It began as a little acorn of an idea, and within 10 minutes of the stroke of midnight it was a forest. The Mayo village of Balla hopes to have set the first Guinness world record for tree-planting in the early hours of the new century.
"If we'd been there all New Year's Day, we'd have planted a million," said an ecstatic former Garda sergeant, Stephen Clancy, as he surveyed the 2,000 oak saplings. "And you know, I had two large rolls of plasters, and we didn't have one cut finger."
Some 600 people turned up to participate in Balla's Dawn Oak 2000 project, which was largely the brainchild of Mr Clancy, with much local support.
Two years ago, severe Christmas storms devastated the ancient oak woods at Balla - pronounced as "Ba'al". The community's determination to replace it became the obvious way to mark the century's turn.
A year's planning paid off in the early hours of Saturday morning. After a week of torrential rain, gales, floods and snow, the night was clear, the moon and stars were out and there was a light frost forecast for the following morning.
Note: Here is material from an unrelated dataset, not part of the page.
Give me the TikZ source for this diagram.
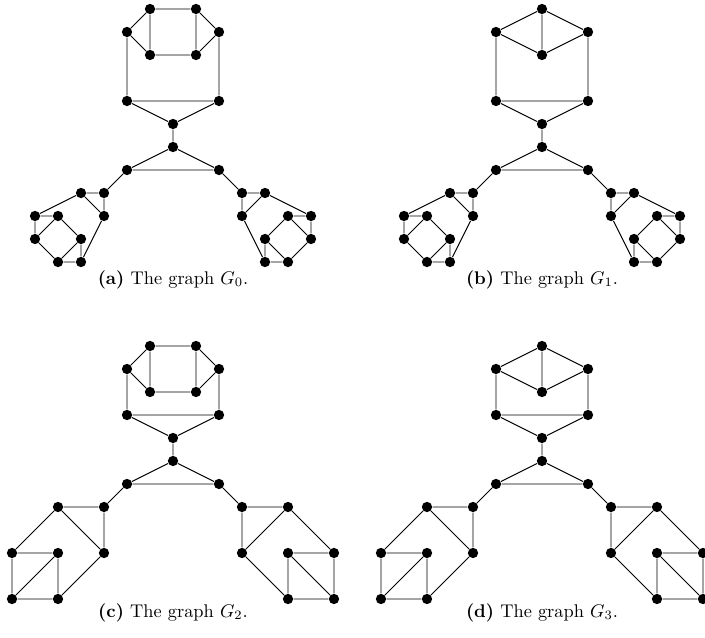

A radio-controlled clock, which takes its signal from the National Physical Laboratory in Rugby, England, ensured that the effort would meet official Guinness world record standards.
At the stroke of the "new dawn", Mr Matty O'Dowd of the Balla Pipe Band struck the town's drum - a drum which spans three centuries and was used to rouse support during the land agitation period.
This was the signal to start, but not without some ceremony. Mr Matty Larkin, the town's oldest resident at 93 years of age, made the hole for the first oak and it was then placed in the soil by his grand-nephew, Mr John Larkin.
On the drum's third beat, the volunteers - or "Volunteers", as Mr Clancy may have begun to call his troops - moved forward and began digging. Mr Frank Vaughan, second-oldest resident at 92, set the 1,999th tree in the earth, assisted by Mr Tom Donohue. The 2,000th planting was carried out by Ms Margaret McNicholas, who uses a wheelchair and was one of the first trustees of the Balla Town Improvement Association. She was assisted by Ms Carmel Joyce, a young resident who has not been well.
The project attracted enormous interest and support, with Germans, Norwegians, Australians and "even people from Dublin", there to cheer the volunteers on. Greetings arrived by fax from the Republic of Kiribati on the other side of the world - "Te mauri, te raoi, ao te tabemoa" (greetings and blessings, peace, and harmony with nature and within the community).
The Dawn Oak project was being undertaken "in the spirit of tabemoa", the Honorary Consul of the Republic of Kiribati said.
The teams retired to the town hall for tea and refreshments, and most were in their beds by 2.30 a.m. The challenge now, says Mr Clancy, is to look after the wood for its projected lifetime - "the next 400 years".